After some more community discussion about what's going on here, a proposal:
Can you link to that discussion? I feel like I'm missing most of what's going on here.
In general, I can second what Patrick and Nico said: the notion of running coreboot "after" BL2 doesn't make any sense, because coreboot is supposed to be what BL1 and BL2 represent in the Trusted Firmware boot stage model. coreboot is not some application that you squeeze in somewhere in your existing firmware stack so you can put a "coreboot support" sticker on the box or whatever... coreboot is the core of the firmware stack that does enough platform initialization to allow other applications (what we call "payloads") to run. If you already have other code (like a traditional TF-A BL1/BL2) that does all platform initialization for you, there's no real point in you running coreboot. If you want to run coreboot, it doesn't really make sense to have another early platform initialization component in the same firmware stack. (At most, some platforms will call into a separate proprietary DDR initialization blob in the middle of coreboot's romstage for platforms that aren't willing to open source their DDR init code... but that should only be done in narrow cases where the responsibilities of that blob are clearly bounded and most of the platform initialization tasks are still handled in coreboot code, we don't want coreboot to just be an empty wrapper for something else.) In particular, I don't think having a "ramstage only" coreboot on an Arm platform makes much sense because the ramstage tends to be pretty empty on Arm platforms anyway (since they usually don't need to enumerate a tree of PCI devices, which is the biggest part of the ramstage on x86).

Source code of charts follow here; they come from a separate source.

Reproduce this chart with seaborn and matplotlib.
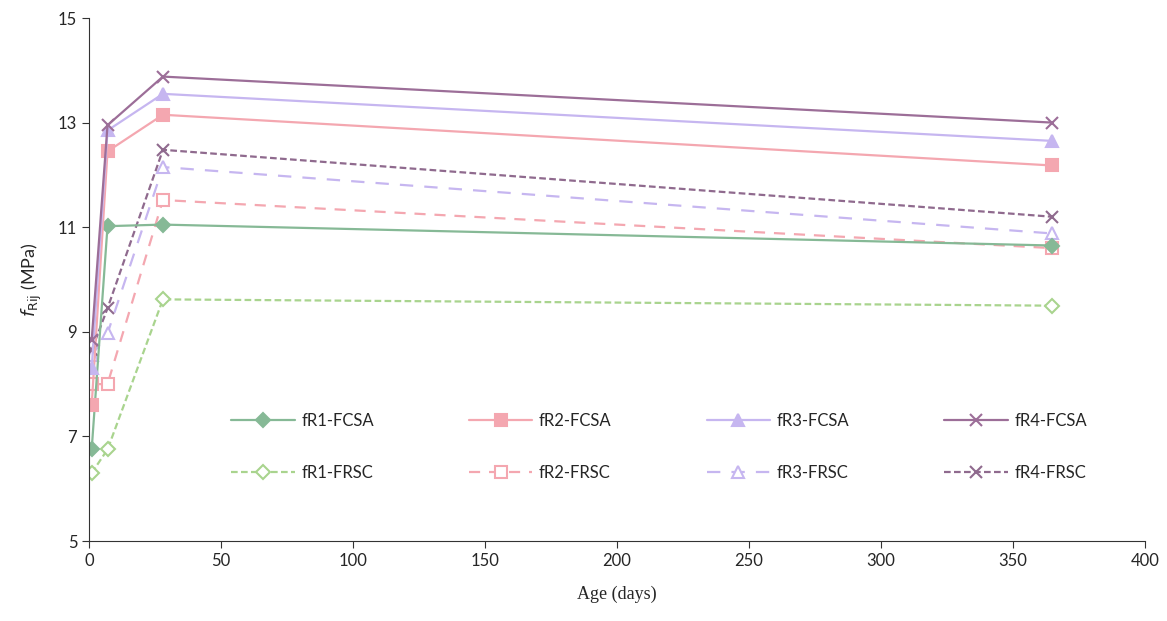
import numpy as np
import pandas as pd
import seaborn as sns
import matplotlib.pyplot as plt

# curing ages (days) and residual flexural strengths (MPa)
age = [1, 7, 28, 365]
fr1_fcsa = [6.75, 11.02, 11.05, 10.65]
fr2_fcsa = [7.60, 12.45, 13.15, 12.18]
fr3_fcsa = [8.30, 12.85, 13.55, 12.65]
fr4_fcsa = [8.84, 12.95, 13.88, 13.00]
fr1_frsc = [6.30, 6.75, 9.62, 9.50]
fr2_frsc = [8.00, 8.00, 11.52, 10.60]
fr3_frsc = [8.55, 8.97, 12.15, 10.88]
fr4_frsc = [8.65, 9.45, 12.48, 11.20]

series = {
    'fR1-FCSA': fr1_fcsa, 'fR2-FCSA': fr2_fcsa, 'fR3-FCSA': fr3_fcsa, 'fR4-FCSA': fr4_fcsa,
    'fR1-FRSC': fr1_frsc, 'fR2-FRSC': fr2_frsc, 'fR3-FRSC': fr3_frsc, 'fR4-FRSC': fr4_frsc,
}

styles = {
    'fR1-FCSA': dict(color='#86b996', marker='D', ls='-', mfc='#86b996', ms=7),
    'fR2-FCSA': dict(color='#f4a7b0', marker='s', ls='-', mfc='#f4a7b0', ms=9),
    'fR3-FCSA': dict(color='#c6b6f0', marker='^', ls='-', mfc='#c6b6f0', ms=9),
    'fR4-FCSA': dict(color='#9c6e98', marker='x', ls='-', mfc='#9c6e98', ms=9),
    'fR1-FRSC': dict(color='#a9d48e', marker='D', ls=(0, (3, 1.5)), mfc='white', ms=7),
    'fR2-FRSC': dict(color='#f4a7b0', marker='s', ls=(0, (5, 4)), mfc='white', ms=9),
    'fR3-FRSC': dict(color='#c6b6f0', marker='^', ls=(0, (6, 5)), mfc='white', ms=9),
    'fR4-FRSC': dict(color='#8f6a8e', marker='x', ls=(0, (3, 1.5)), mfc='white', ms=9),
}

df = pd.DataFrame([(k, a, v) for k, vals in series.items() for a, v in zip(age, vals)],
                  columns=['series', 'age', 'fr'])

sns.set_style('ticks')
plt.rcParams['font.family'] = ['Lato', 'DejaVu Sans']

fig, ax = plt.subplots(figsize=(11.67, 6.21), dpi=100)
fig.subplots_adjust(left=0.0763, right=0.981, bottom=0.1288, top=0.971)

for name in ['fR1-FRSC', 'fR2-FRSC', 'fR3-FRSC', 'fR4-FRSC',
             'fR1-FCSA', 'fR2-FCSA', 'fR3-FCSA', 'fR4-FCSA']:
    st = styles[name]
    sub = df[df['series'] == name]
    sns.lineplot(data=sub, x='age', y='fr', ax=ax, color=st['color'], linestyle=st['ls'],
                 linewidth=1.6, marker=st['marker'], markersize=st['ms'],
                 markerfacecolor=st['mfc'], markeredgecolor=st['color'],
                 markeredgewidth=1.5, label=name)

ax.set_xlim(0, 400)
ax.set_ylim(5, 15)
ax.set_xticks(np.arange(0, 401, 50))
ax.set_yticks([5, 7, 9, 11, 13, 15])
ax.tick_params(labelsize=12, length=5, color='#333333')
for s in ['left', 'bottom']:
    ax.spines[s].set_color('#333333')
sns.despine(ax=ax)

ax.set_xlabel('Age (days)', family='Liberation Serif', fontsize=13, labelpad=12)
ax.set_ylabel(r'$\mathit{f}_{\mathrm{Rij}}$ (MPa)', fontsize=13, labelpad=10)

handles, labels = ax.get_legend_handles_labels()
order = ['fR1-FCSA', 'fR1-FRSC', 'fR2-FCSA', 'fR2-FRSC',
         'fR3-FCSA', 'fR3-FRSC', 'fR4-FCSA', 'fR4-FRSC']
hmap = dict(zip(labels, handles))
ax.legend([hmap[o] for o in order], order, ncol=4, frameon=False,
          loc='center', bbox_to_anchor=(0.54, 0.18), fontsize=12,
          handlelength=3.8, handletextpad=0.4, columnspacing=5.7, labelspacing=2.2)

fig.savefig('out.png', dpi=100)
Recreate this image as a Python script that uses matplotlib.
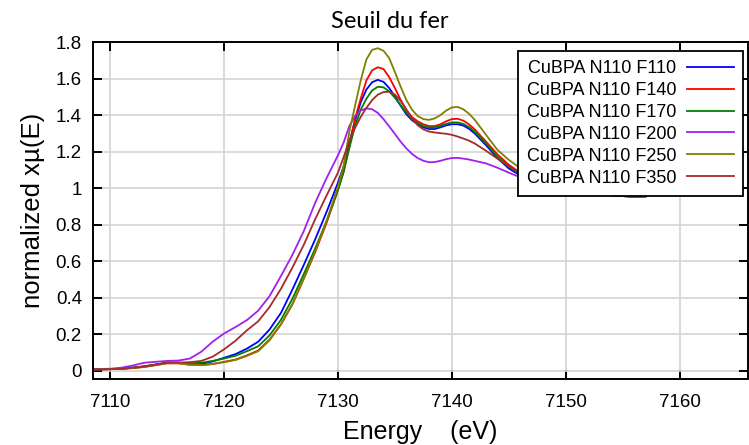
import matplotlib
matplotlib.use("Agg")
import matplotlib.pyplot as plt

# energy grid (eV) shared by all spectra
energy = [7108.5, 7109, 7110, 7111, 7112, 7113, 7114, 7115, 7116, 7117, 7118,
          7119, 7120, 7121, 7122, 7123, 7124, 7125, 7126, 7127, 7128, 7129,
          7130, 7130.5, 7131, 7131.5, 7132, 7132.5, 7133, 7133.5, 7134, 7134.5,
          7135, 7135.5, 7136, 7136.5, 7137, 7137.5, 7138, 7138.5, 7139, 7139.5,
          7140, 7140.5, 7141, 7141.5, 7142, 7143, 7144,
          7145, 7146, 7147, 7148, 7150, 7152, 7154, 7155, 7156, 7157]

f110 = [0.008, 0.009, 0.010, 0.012, 0.018, 0.025, 0.035, 0.045, 0.045, 0.038, 0.038,
        0.052, 0.072, 0.092, 0.122, 0.160, 0.227, 0.318, 0.445, 0.580, 0.720, 0.870,
        1.030, 1.120, 1.250, 1.370, 1.470, 1.540, 1.580, 1.593, 1.582, 1.548,
        1.502, 1.452, 1.405, 1.372, 1.350, 1.333, 1.324, 1.324, 1.333, 1.344,
        1.350, 1.350, 1.343, 1.325, 1.300, 1.235, 1.165,
        1.108, 1.070, 1.045, 1.025, 0.995, 0.975, 0.962, 0.957, 0.955, 0.956]
f140 = [0.008, 0.009, 0.010, 0.012, 0.016, 0.022, 0.032, 0.042, 0.042, 0.034, 0.032,
        0.038, 0.050, 0.062, 0.085, 0.112, 0.172, 0.255, 0.365, 0.505, 0.650, 0.810,
        0.990, 1.090, 1.230, 1.380, 1.490, 1.590, 1.645, 1.662, 1.652, 1.608,
        1.548, 1.484, 1.428, 1.390, 1.366, 1.350, 1.340, 1.340, 1.350, 1.366,
        1.378, 1.380, 1.370, 1.350, 1.322, 1.255, 1.185,
        1.128, 1.085, 1.055, 1.030, 1.000, 0.978, 0.962, 0.957, 0.954, 0.956]
f170 = [0.008, 0.009, 0.010, 0.012, 0.018, 0.025, 0.035, 0.045, 0.045, 0.042, 0.045,
        0.055, 0.068, 0.083, 0.108, 0.135, 0.195, 0.280, 0.395, 0.530, 0.670, 0.820,
        0.990, 1.090, 1.220, 1.340, 1.430, 1.490, 1.535, 1.555, 1.552, 1.530,
        1.495, 1.455, 1.413, 1.380, 1.357, 1.340, 1.332, 1.333, 1.342, 1.352,
        1.360, 1.360, 1.352, 1.335, 1.310, 1.245, 1.172,
        1.118, 1.078, 1.050, 1.028, 0.998, 0.978, 0.962, 0.957, 0.954, 0.955]
f200 = [0.010, 0.011, 0.012, 0.018, 0.030, 0.045, 0.050, 0.055, 0.057, 0.068, 0.105,
        0.160, 0.205, 0.240, 0.278, 0.330, 0.410, 0.520, 0.635, 0.765, 0.920, 1.055,
        1.180, 1.250, 1.340, 1.395, 1.425, 1.437, 1.432, 1.412, 1.378, 1.338,
        1.297, 1.255, 1.218, 1.188, 1.165, 1.150, 1.142, 1.143, 1.150, 1.159,
        1.165, 1.166, 1.162, 1.157, 1.150, 1.136, 1.112,
        1.085, 1.060, 1.040, 1.022, 0.995, 0.975, 0.962, 0.957, 0.954, 0.956]
f250 = [0.008, 0.009, 0.010, 0.012, 0.016, 0.022, 0.032, 0.042, 0.042, 0.034, 0.032,
        0.038, 0.048, 0.060, 0.082, 0.108, 0.168, 0.255, 0.365, 0.505, 0.655, 0.820,
        1.010, 1.120, 1.310, 1.450, 1.590, 1.705, 1.757, 1.766, 1.752, 1.712,
        1.636, 1.556, 1.484, 1.430, 1.395, 1.378, 1.374, 1.382, 1.400, 1.425,
        1.442, 1.445, 1.432, 1.408, 1.375, 1.292, 1.210,
        1.155, 1.110, 1.075, 1.045, 1.005, 0.980, 0.962, 0.957, 0.954, 0.955]
f350 = [0.008, 0.009, 0.010, 0.012, 0.018, 0.025, 0.035, 0.045, 0.046, 0.048, 0.055,
        0.078, 0.118, 0.165, 0.222, 0.272, 0.350, 0.450, 0.565, 0.690, 0.830, 0.960,
        1.085, 1.170, 1.260, 1.330, 1.390, 1.440, 1.482, 1.512, 1.526, 1.528,
        1.512, 1.478, 1.432, 1.380, 1.345, 1.322, 1.310, 1.305, 1.301, 1.298,
        1.292, 1.283, 1.272, 1.260, 1.245, 1.205, 1.162,
        1.120, 1.085, 1.055, 1.032, 1.000, 0.978, 0.962, 0.957, 0.953, 0.955]

labels = ["CuBPA N110 F110", "CuBPA N110 F140", "CuBPA N110 F170",
          "CuBPA N110 F200", "CuBPA N110 F250", "CuBPA N110 F350"]
series = [f110, f140, f170, f200, f250, f350]
colors = ["#0000ff", "#ff0000", "#008000", "#a020f0", "#808000", "#a52a2a"]

plt.rcParams["font.family"] = ["Liberation Sans", "DejaVu Sans"]

fig = plt.figure(figsize=(7.49, 4.45), dpi=100)
ax = fig.add_axes([0.1242, 0.1483, 0.8745, 0.7573])

for y, lab, col in zip(series, labels, colors):
    ax.plot(energy, y, color=col, lw=1.3, label=lab)

ax.set_xlim(7108.5, 7166)
ax.set_ylim(-0.044, 1.8)
ax.set_xticks(range(7110, 7161, 10))
ax.set_yticks([0, 0.2, 0.4, 0.6, 0.8, 1, 1.2, 1.4, 1.6, 1.8])
ax.set_yticklabels(["0", "0.2", "0.4", "0.6", "0.8", "1", "1.2", "1.4", "1.6", "1.8"])
ax.grid(True, color="#d4d4d4", lw=1.2)
ax.set_axisbelow(True)
ax.tick_params(direction="in", length=6.5, width=1.4, top=True, right=True,
               labelsize=13.5, pad=8)
ax.tick_params(axis="x", pad=11)
for s in ax.spines.values():
    s.set_linewidth(1.4)

ax.set_xlabel("Energy    (eV)", fontsize=18, labelpad=6)
ax.set_ylabel("normalized x\u00b5(E)", fontsize=18.5, labelpad=8)

fig.text(390 / 749, 1 - 21 / 445, "Seuil du fer", fontsize=17,
         family=["Lato", "DejaVu Sans"], ha="center", va="center")

leg = ax.legend(loc="upper right", bbox_to_anchor=(0.9924, 0.973), borderaxespad=0,
                markerfirst=False, fontsize=13, frameon=True, fancybox=False,
                framealpha=1, edgecolor="black", labelspacing=0.27,
                handlelength=2.6, handletextpad=0.6, borderpad=0.5)
leg.get_frame().set_linewidth(1.3)

fig.savefig("out.png", dpi=100)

What we could do to reduce your maintenance burden is to extend the coreboot build system so that it can include sources from TF-A as part of its romstage build. There'd be some work required to paper over the API differences, and the end result (the coreboot-style romstage containing TF-A code) would be a combined work under GPLv2.
Again I'm probably missing too much of the context here, but I'm not sure this is a good direction either. Is the goal to have a platform support both a normal Trusted Firmware BL2 and coreboot and somehow reuse the same code for both? That would probably become a pretty big mess in practice, similar to what we have in vendorcode on some platforms. coreboot has a standard way of doing certain things (e.g. the common APIs for GPIOs or SPI/I2C transfers), and you can't just integrate some other bit of code unchanged into it if it would need to use any of these functionalities that coreboot expects to be designed in a certain way. If you try to write a coreboot platform port that doesn't actually use any coreboot conventions or tie into any common coreboot frameworks, you're pretty much losing all the benefits of using coreboot in the first place. I could maybe see this work for some very isolated subsystem (e.g. DDR init), but more than that and you're gonna run into trouble.